In the entries below, which lines run from the one containing "Rebuild this diagram" to the one containing "(c4) at (967,278)"? Copy exactly those lines, ends included, and no others.

== Entries provided ==

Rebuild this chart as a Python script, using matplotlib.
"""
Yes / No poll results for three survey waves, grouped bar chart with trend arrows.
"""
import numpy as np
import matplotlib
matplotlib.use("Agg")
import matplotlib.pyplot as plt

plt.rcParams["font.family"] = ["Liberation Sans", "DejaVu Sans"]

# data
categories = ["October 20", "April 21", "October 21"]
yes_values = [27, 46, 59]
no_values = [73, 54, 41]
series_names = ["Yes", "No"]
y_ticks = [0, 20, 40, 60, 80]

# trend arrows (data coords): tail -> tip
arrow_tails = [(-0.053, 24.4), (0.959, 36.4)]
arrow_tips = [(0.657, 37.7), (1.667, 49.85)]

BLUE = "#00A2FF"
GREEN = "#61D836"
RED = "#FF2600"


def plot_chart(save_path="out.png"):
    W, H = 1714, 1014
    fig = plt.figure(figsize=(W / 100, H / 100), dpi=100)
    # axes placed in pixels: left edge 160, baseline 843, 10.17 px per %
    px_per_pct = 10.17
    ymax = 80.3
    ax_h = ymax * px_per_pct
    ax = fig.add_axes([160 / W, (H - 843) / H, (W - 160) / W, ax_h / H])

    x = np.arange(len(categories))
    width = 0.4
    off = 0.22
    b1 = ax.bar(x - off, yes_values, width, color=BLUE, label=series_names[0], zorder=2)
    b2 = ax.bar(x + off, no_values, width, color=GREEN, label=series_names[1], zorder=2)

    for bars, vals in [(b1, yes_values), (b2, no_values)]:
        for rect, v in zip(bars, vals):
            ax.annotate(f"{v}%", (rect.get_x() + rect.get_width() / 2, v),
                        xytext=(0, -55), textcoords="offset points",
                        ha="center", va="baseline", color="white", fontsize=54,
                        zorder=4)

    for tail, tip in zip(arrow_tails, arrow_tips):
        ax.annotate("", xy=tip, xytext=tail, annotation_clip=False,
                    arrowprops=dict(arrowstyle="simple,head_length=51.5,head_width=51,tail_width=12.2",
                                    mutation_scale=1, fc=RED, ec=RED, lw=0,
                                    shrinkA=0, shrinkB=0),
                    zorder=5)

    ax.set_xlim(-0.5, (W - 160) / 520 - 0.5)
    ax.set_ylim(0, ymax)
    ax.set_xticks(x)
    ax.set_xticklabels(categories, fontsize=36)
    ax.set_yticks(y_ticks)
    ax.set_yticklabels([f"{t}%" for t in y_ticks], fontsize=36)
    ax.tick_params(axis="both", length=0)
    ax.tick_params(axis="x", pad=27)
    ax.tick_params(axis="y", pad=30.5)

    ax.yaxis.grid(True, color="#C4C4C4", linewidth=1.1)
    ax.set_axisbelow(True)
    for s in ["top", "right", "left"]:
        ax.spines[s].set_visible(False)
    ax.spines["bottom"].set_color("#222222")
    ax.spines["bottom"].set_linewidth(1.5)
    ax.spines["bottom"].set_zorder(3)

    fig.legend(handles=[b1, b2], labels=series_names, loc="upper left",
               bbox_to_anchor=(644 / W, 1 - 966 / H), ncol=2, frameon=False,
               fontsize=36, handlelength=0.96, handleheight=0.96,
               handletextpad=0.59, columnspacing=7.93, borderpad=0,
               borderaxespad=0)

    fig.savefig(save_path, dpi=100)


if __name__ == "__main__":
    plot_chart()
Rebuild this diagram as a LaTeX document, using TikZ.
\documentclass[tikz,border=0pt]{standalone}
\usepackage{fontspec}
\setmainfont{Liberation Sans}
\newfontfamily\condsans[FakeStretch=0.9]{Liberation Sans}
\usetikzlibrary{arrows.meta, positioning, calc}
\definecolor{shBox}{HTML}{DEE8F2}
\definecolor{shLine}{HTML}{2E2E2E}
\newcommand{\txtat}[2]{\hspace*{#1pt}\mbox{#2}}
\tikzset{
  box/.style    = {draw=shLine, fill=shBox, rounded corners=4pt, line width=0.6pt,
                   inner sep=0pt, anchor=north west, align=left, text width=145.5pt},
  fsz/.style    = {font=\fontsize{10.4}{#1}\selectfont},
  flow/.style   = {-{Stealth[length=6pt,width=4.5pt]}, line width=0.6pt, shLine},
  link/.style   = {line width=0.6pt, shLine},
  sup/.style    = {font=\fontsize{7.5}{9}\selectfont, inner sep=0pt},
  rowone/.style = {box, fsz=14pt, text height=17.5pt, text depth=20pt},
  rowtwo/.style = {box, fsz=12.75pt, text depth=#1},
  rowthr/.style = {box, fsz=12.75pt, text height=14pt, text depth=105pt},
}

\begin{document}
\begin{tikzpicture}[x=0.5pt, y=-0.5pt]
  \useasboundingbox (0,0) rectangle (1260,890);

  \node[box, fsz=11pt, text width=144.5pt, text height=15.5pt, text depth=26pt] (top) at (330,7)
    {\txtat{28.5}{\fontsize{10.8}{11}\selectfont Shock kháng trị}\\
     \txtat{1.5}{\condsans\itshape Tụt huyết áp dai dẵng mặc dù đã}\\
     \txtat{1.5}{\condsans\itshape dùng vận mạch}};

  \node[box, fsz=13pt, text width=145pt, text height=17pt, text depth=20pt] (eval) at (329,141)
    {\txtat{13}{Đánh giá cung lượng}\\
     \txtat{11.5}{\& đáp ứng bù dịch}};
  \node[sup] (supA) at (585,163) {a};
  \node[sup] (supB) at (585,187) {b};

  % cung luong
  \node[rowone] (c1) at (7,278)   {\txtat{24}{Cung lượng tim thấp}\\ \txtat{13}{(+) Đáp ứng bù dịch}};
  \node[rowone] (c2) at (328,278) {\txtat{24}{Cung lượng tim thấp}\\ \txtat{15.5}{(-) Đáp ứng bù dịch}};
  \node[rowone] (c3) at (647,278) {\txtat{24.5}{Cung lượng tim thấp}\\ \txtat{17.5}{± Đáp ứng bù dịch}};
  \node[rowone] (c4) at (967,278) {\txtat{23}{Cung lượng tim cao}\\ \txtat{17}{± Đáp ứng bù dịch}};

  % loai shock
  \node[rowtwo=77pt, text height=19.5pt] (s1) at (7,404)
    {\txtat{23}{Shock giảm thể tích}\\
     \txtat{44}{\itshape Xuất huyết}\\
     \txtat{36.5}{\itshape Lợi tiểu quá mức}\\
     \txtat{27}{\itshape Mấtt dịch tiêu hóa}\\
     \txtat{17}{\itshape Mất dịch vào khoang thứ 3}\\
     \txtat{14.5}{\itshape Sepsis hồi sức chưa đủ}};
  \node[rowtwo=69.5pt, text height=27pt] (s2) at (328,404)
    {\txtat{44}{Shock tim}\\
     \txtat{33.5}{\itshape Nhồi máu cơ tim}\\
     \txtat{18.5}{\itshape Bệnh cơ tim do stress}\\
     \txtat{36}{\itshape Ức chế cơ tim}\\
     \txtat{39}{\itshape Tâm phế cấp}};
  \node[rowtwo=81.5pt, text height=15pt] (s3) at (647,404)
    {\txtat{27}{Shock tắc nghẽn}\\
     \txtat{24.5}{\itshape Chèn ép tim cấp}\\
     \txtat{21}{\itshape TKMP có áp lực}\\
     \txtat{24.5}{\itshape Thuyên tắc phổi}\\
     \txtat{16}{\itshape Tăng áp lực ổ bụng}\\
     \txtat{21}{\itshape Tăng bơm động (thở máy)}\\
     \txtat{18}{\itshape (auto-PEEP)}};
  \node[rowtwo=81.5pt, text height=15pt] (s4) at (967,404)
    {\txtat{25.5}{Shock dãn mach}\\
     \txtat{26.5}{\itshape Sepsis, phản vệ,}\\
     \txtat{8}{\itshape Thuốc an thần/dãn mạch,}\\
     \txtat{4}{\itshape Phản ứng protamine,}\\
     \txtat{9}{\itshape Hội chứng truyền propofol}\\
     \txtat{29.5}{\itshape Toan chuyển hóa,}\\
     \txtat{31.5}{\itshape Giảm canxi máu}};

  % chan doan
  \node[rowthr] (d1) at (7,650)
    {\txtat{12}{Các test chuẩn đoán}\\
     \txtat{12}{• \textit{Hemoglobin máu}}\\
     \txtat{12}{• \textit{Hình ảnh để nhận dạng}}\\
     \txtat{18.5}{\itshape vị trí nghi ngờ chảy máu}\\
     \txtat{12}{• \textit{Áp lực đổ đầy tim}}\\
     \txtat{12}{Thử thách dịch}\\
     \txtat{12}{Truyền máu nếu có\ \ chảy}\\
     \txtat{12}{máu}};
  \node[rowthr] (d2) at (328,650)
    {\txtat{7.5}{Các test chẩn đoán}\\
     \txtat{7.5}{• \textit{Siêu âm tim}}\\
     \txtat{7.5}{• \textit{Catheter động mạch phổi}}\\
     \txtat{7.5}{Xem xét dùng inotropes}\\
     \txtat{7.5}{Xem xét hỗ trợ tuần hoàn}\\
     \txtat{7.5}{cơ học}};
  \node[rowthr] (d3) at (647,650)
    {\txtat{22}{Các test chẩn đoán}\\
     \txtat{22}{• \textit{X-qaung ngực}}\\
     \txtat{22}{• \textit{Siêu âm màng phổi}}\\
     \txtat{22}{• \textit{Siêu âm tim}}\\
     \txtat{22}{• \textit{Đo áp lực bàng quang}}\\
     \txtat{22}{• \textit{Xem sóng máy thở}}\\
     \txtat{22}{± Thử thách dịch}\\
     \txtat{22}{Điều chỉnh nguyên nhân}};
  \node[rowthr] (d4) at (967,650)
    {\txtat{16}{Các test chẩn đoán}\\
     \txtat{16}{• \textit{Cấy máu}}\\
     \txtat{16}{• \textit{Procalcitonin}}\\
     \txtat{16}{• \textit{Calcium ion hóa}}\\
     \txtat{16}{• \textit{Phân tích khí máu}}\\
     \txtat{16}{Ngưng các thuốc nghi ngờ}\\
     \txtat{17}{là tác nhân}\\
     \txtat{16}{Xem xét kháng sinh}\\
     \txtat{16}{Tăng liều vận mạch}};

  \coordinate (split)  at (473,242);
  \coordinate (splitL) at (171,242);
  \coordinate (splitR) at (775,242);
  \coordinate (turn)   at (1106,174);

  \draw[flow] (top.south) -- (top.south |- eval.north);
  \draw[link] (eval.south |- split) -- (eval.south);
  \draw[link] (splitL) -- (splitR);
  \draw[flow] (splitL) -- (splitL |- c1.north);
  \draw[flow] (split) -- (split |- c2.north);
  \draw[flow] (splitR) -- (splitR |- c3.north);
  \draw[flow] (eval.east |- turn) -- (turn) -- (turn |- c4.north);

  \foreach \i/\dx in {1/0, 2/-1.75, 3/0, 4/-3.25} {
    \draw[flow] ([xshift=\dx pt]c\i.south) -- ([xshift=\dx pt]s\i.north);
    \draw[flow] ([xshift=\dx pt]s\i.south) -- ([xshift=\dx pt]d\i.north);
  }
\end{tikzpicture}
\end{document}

===

§ **Exercise output**:
Rebuild this diagram as a LaTeX document, using TikZ.
\documentclass[tikz,border=0pt]{standalone}
\usepackage{fontspec}
\setmainfont{Liberation Sans}
\newfontfamily\condsans[FakeStretch=0.9]{Liberation Sans}
\usetikzlibrary{arrows.meta, positioning, calc}
\definecolor{shBox}{HTML}{DEE8F2}
\definecolor{shLine}{HTML}{2E2E2E}
\newcommand{\txtat}[2]{\hspace*{#1pt}\mbox{#2}}
\tikzset{
  box/.style    = {draw=shLine, fill=shBox, rounded corners=4pt, line width=0.6pt,
                   inner sep=0pt, anchor=north west, align=left, text width=145.5pt},
  fsz/.style    = {font=\fontsize{10.4}{#1}\selectfont},
  flow/.style   = {-{Stealth[length=6pt,width=4.5pt]}, line width=0.6pt, shLine},
  link/.style   = {line width=0.6pt, shLine},
  sup/.style    = {font=\fontsize{7.5}{9}\selectfont, inner sep=0pt},
  rowone/.style = {box, fsz=14pt, text height=17.5pt, text depth=20pt},
  rowtwo/.style = {box, fsz=12.75pt, text depth=#1},
  rowthr/.style = {box, fsz=12.75pt, text height=14pt, text depth=105pt},
}

\begin{document}
\begin{tikzpicture}[x=0.5pt, y=-0.5pt]
  \useasboundingbox (0,0) rectangle (1260,890);

  \node[box, fsz=11pt, text width=144.5pt, text height=15.5pt, text depth=26pt] (top) at (330,7)
    {\txtat{28.5}{\fontsize{10.8}{11}\selectfont Shock kháng trị}\\
     \txtat{1.5}{\condsans\itshape Tụt huyết áp dai dẵng mặc dù đã}\\
     \txtat{1.5}{\condsans\itshape dùng vận mạch}};

  \node[box, fsz=13pt, text width=145pt, text height=17pt, text depth=20pt] (eval) at (329,141)
    {\txtat{13}{Đánh giá cung lượng}\\
     \txtat{11.5}{\& đáp ứng bù dịch}};
  \node[sup] (supA) at (585,163) {a};
  \node[sup] (supB) at (585,187) {b};

  % cung luong
  \node[rowone] (c1) at (7,278)   {\txtat{24}{Cung lượng tim thấp}\\ \txtat{13}{(+) Đáp ứng bù dịch}};
  \node[rowone] (c2) at (328,278) {\txtat{24}{Cung lượng tim thấp}\\ \txtat{15.5}{(-) Đáp ứng bù dịch}};
  \node[rowone] (c3) at (647,278) {\txtat{24.5}{Cung lượng tim thấp}\\ \txtat{17.5}{± Đáp ứng bù dịch}};
  \node[rowone] (c4) at (967,278) {\txtat{23}{Cung lượng tim cao}\\ \txtat{17}{± Đáp ứng bù dịch}};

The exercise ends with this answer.